:: TASK TO COMPLETE ::
Write out every line of the material as it stands, apart from the pictures.

:: INFORMATION SUPPLIED ::
-- BEGIN --

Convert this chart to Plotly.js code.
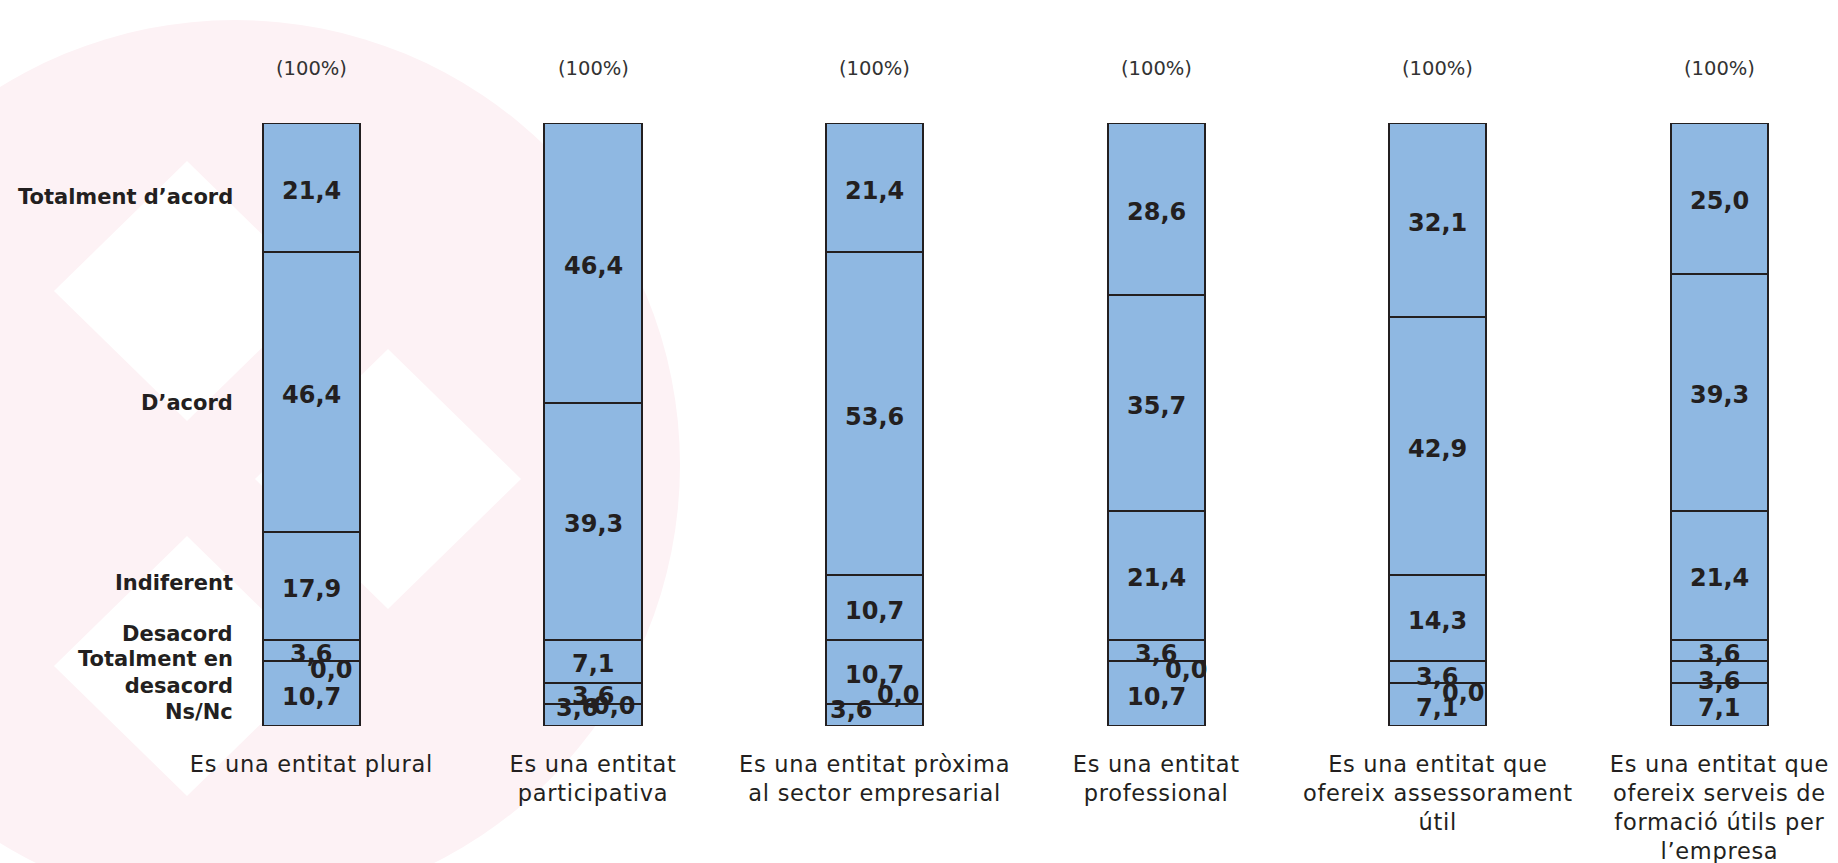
<!DOCTYPE html>
<html><head><meta charset="utf-8">
<script src="https://cdn.plot.ly/plotly-3.0.1.min.js"></script>
<style>html,body{margin:0;padding:0;background:#fff;overflow:hidden}
.xtick text{letter-spacing:0.7px}</style>
</head><body><div id="chart" style="width:1838px;height:863px"></div>
<script>
// ---- data ----
const categories = ['Es una entitat plural','Es una entitat participativa','Es una entitat pròxima al sector empresarial','Es una entitat professional','Es una entitat que ofereix assessorament útil','Es una entitat que ofereix serveis de formació útils per l’empresa'];
const tickLabels = ['Es una entitat plural','Es una entitat<br>participativa','Es una entitat pròxima<br>al sector empresarial','Es una entitat<br>professional','Es una entitat que<br>ofereix assessorament<br>útil','Es una entitat que<br>ofereix serveis de<br>formació útils per<br>l’empresa'];
const seriesNames = ['Ns/Nc','Totalment en desacord','Desacord','Indiferent','D’acord','Totalment d’acord'];
const seriesLabels = ['Ns/Nc','Totalment en<br>desacord','Desacord','Indiferent','D’acord','Totalment d’acord'];
const nsnc        = [10.7, 3.6, 3.6, 10.7, 7.1, 7.1];
const totDesacord = [0.0, 0.0, 0.0, 0.0, 0.0, 3.6];
const desacord    = [3.6, 3.6, 10.7, 3.6, 3.6, 3.6];
const indiferent  = [17.9, 7.1, 10.7, 21.4, 14.3, 21.4];
const dacord      = [46.4, 39.3, 53.6, 35.7, 42.9, 39.3];
const totAcord    = [21.4, 46.4, 21.4, 28.6, 32.1, 25.0];
const series = [nsnc, totDesacord, desacord, indiferent, dacord, totAcord];

// ---- styles ----
const W = 1838, H = 863, MT = 123, MB = 137;
const INK = '#231f20';
const BAR_FILL = '#8fb8e2';
const FONT = 'DejaVu Sans, Verdana, sans-serif';
// per-label pixel nudges [dx, dy(down)] for crowded small segments
const nudges = {'1,0':[20,9],'0,1':[-16,-7],'1,1':[21,2],'0,2':[-23,-5],'1,2':[24,-9],'1,3':[30,9],'2,4':[0,5],'1,4':[26,10],'1,5':[0,9]};
const legendNudges = [18.5, 11.5, -17, -3, 11, 9.5];

const fmt = v => v.toFixed(1).replace('.', ',');

const traces = series.map((vals, s) => ({
  type: 'bar', x: categories, y: vals, name: seriesNames[s],
  width: 0.3445, cliponaxis: false,
  marker: {color: BAR_FILL, line: {color: INK, width: 2}},
  hoverinfo: 'skip', showlegend: false
}));

const annotations = [];
categories.forEach((c, i) => {
  let base = 0;
  series.forEach((vals, s) => {
    const v = vals[i];
    const n = nudges[s + ',' + i];
    annotations.push({
      xref: 'x', yref: 'y', x: c, y: base + v / 2, text: fmt(v), showarrow: false,
      xshift: n ? n[0] : 0, yshift: n ? -n[1] : -3,
      font: {family: FONT, size: 24, color: INK, weight: 'bold'}
    });
    base += v;
  });
  annotations.push({
    xref: 'x', yref: 'y', x: c, y: base, text: '(' + Math.round(base) + '%)', showarrow: false,
    yshift: 55, font: {family: FONT, size: 19.5, color: '#333333'}
  });
});
// series names aligned to first bar
{
  let base = 0;
  series.forEach((vals, s) => {
    const v = vals[0];
    annotations.push({
      xref: 'paper', yref: 'y', x: 235 / W, xanchor: 'right', y: base + v / 2,
      yshift: -legendNudges[s], text: seriesLabels[s], showarrow: false, align: 'right',
      font: {family: FONT, size: 21, color: INK, weight: 'bold'}
    });
    base += v;
  });
}

// faint watermark logo (decoration), defined in pixels -> paper coords
const PH = H - MT - MB;
const px = x => x / W, py = y => (H - MB - y) / PH;
const diamond = (cx, cy, hw, hh) => `M${px(cx)},${py(cy-hh)} L${px(cx+hw)},${py(cy)} L${px(cx)},${py(cy+hh)} L${px(cx-hw)},${py(cy)} Z`;
const PINK = '#fdf2f5';
const shapes = [
  {type: 'circle', xref: 'paper', yref: 'paper', layer: 'below', x0: px(235-445), x1: px(235+445), y0: py(465+445), y1: py(465-445), fillcolor: PINK, line: {width: 0}},
  {type: 'path', xref: 'paper', yref: 'paper', layer: 'below', path: diamond(187, 291, 133, 130), fillcolor: '#ffffff', line: {width: 0}},
  {type: 'path', xref: 'paper', yref: 'paper', layer: 'below', path: diamond(388, 479, 133, 130), fillcolor: '#ffffff', line: {width: 0}},
  {type: 'path', xref: 'paper', yref: 'paper', layer: 'below', path: diamond(187, 666, 133, 130), fillcolor: '#ffffff', line: {width: 0}}
];

const xa = -311.4 / 281.6;
const layout = {
  width: W, height: H, margin: {l: 0, r: 0, t: MT, b: MB, pad: 0},
  paper_bgcolor: '#ffffff', plot_bgcolor: 'rgba(0,0,0,0)',
  barmode: 'stack', showlegend: false,
  xaxis: {type: 'category', range: [xa, xa + W / 281.6], tickvals: categories, ticktext: tickLabels,
          showgrid: false, zeroline: false, showline: false, ticks: '', ticklabelstandoff: 22,
          tickfont: {family: FONT, size: 22.5, color: INK}, fixedrange: true},
  yaxis: {range: [0, 100], visible: false, showgrid: false, zeroline: false, fixedrange: true},
  annotations, shapes
};
Plotly.newPlot('chart', traces, layout, {displayModeBar: false, staticPlot: true});
</script></body></html>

-- END --

:: FULL ANSWER ::
Convert this chart to Plotly.js code.
<!DOCTYPE html>
<html><head><meta charset="utf-8">
<script src="https://cdn.plot.ly/plotly-3.0.1.min.js"></script>
<style>html,body{margin:0;padding:0;background:#fff;overflow:hidden}
.xtick text{letter-spacing:0.7px}</style>
</head><body><div id="chart" style="width:1838px;height:863px"></div>
<script>
// ---- data ----
const categories = ['Es una entitat plural','Es una entitat participativa','Es una entitat pròxima al sector empresarial','Es una entitat professional','Es una entitat que ofereix assessorament útil','Es una entitat que ofereix serveis de formació útils per l’empresa'];
const tickLabels = ['Es una entitat plural','Es una entitat<br>participativa','Es una entitat pròxima<br>al sector empresarial','Es una entitat<br>professional','Es una entitat que<br>ofereix assessorament<br>útil','Es una entitat que<br>ofereix serveis de<br>formació útils per<br>l’empresa'];
const seriesNames = ['Ns/Nc','Totalment en desacord','Desacord','Indiferent','D’acord','Totalment d’acord'];
const seriesLabels = ['Ns/Nc','Totalment en<br>desacord','Desacord','Indiferent','D’acord','Totalment d’acord'];
const nsnc        = [10.7, 3.6, 3.6, 10.7, 7.1, 7.1];
const totDesacord = [0.0, 0.0, 0.0, 0.0, 0.0, 3.6];
const desacord    = [3.6, 3.6, 10.7, 3.6, 3.6, 3.6];
const indiferent  = [17.9, 7.1, 10.7, 21.4, 14.3, 21.4];
const dacord      = [46.4, 39.3, 53.6, 35.7, 42.9, 39.3];
const totAcord    = [21.4, 46.4, 21.4, 28.6, 32.1, 25.0];
const series = [nsnc, totDesacord, desacord, indiferent, dacord, totAcord];

// ---- styles ----
const W = 1838, H = 863, MT = 123, MB = 137;
const INK = '#231f20';
const BAR_FILL = '#8fb8e2';
const FONT = 'DejaVu Sans, Verdana, sans-serif';
// per-label pixel nudges [dx, dy(down)] for crowded small segments
const nudges = {'1,0':[20,9],'0,1':[-16,-7],'1,1':[21,2],'0,2':[-23,-5],'1,2':[24,-9],'1,3':[30,9],'2,4':[0,5],'1,4':[26,10],'1,5':[0,9]};
const legendNudges = [18.5, 11.5, -17, -3, 11, 9.5];

const fmt = v => v.toFixed(1).replace('.', ',');

const traces = series.map((vals, s) => ({
  type: 'bar', x: categories, y: vals, name: seriesNames[s],
  width: 0.3445, cliponaxis: false,
  marker: {color: BAR_FILL, line: {color: INK, width: 2}},
  hoverinfo: 'skip', showlegend: false
}));

const annotations = [];
categories.forEach((c, i) => {
  let base = 0;
  series.forEach((vals, s) => {
    const v = vals[i];
    const n = nudges[s + ',' + i];
    annotations.push({
      xref: 'x', yref: 'y', x: c, y: base + v / 2, text: fmt(v), showarrow: false,
      xshift: n ? n[0] : 0, yshift: n ? -n[1] : -3,
      font: {family: FONT, size: 24, color: INK, weight: 'bold'}
    });
    base += v;
  });
  annotations.push({
    xref: 'x', yref: 'y', x: c, y: base, text: '(' + Math.round(base) + '%)', showarrow: false,
    yshift: 55, font: {family: FONT, size: 19.5, color: '#333333'}
  });
});
// series names aligned to first bar
{
  let base = 0;
  series.forEach((vals, s) => {
    const v = vals[0];
    annotations.push({
      xref: 'paper', yref: 'y', x: 235 / W, xanchor: 'right', y: base + v / 2,
      yshift: -legendNudges[s], text: seriesLabels[s], showarrow: false, align: 'right',
      font: {family: FONT, size: 21, color: INK, weight: 'bold'}
    });
    base += v;
  });
}

// faint watermark logo (decoration), defined in pixels -> paper coords
const PH = H - MT - MB;
const px = x => x / W, py = y => (H - MB - y) / PH;
const diamond = (cx, cy, hw, hh) => `M${px(cx)},${py(cy-hh)} L${px(cx+hw)},${py(cy)} L${px(cx)},${py(cy+hh)} L${px(cx-hw)},${py(cy)} Z`;
const PINK = '#fdf2f5';
const shapes = [
  {type: 'circle', xref: 'paper', yref: 'paper', layer: 'below', x0: px(235-445), x1: px(235+445), y0: py(465+445), y1: py(465-445), fillcolor: PINK, line: {width: 0}},
  {type: 'path', xref: 'paper', yref: 'paper', layer: 'below', path: diamond(187, 291, 133, 130), fillcolor: '#ffffff', line: {width: 0}},
  {type: 'path', xref: 'paper', yref: 'paper', layer: 'below', path: diamond(388, 479, 133, 130), fillcolor: '#ffffff', line: {width: 0}},
  {type: 'path', xref: 'paper', yref: 'paper', layer: 'below', path: diamond(187, 666, 133, 130), fillcolor: '#ffffff', line: {width: 0}}
];

const xa = -311.4 / 281.6;
const layout = {
  width: W, height: H, margin: {l: 0, r: 0, t: MT, b: MB, pad: 0},
  paper_bgcolor: '#ffffff', plot_bgcolor: 'rgba(0,0,0,0)',
  barmode: 'stack', showlegend: false,
  xaxis: {type: 'category', range: [xa, xa + W / 281.6], tickvals: categories, ticktext: tickLabels,
          showgrid: false, zeroline: false, showline: false, ticks: '', ticklabelstandoff: 22,
          tickfont: {family: FONT, size: 22.5, color: INK}, fixedrange: true},
  yaxis: {range: [0, 100], visible: false, showgrid: false, zeroline: false, fixedrange: true},
  annotations, shapes
};
Plotly.newPlot('chart', traces, layout, {displayModeBar: false, staticPlot: true});
</script></body></html>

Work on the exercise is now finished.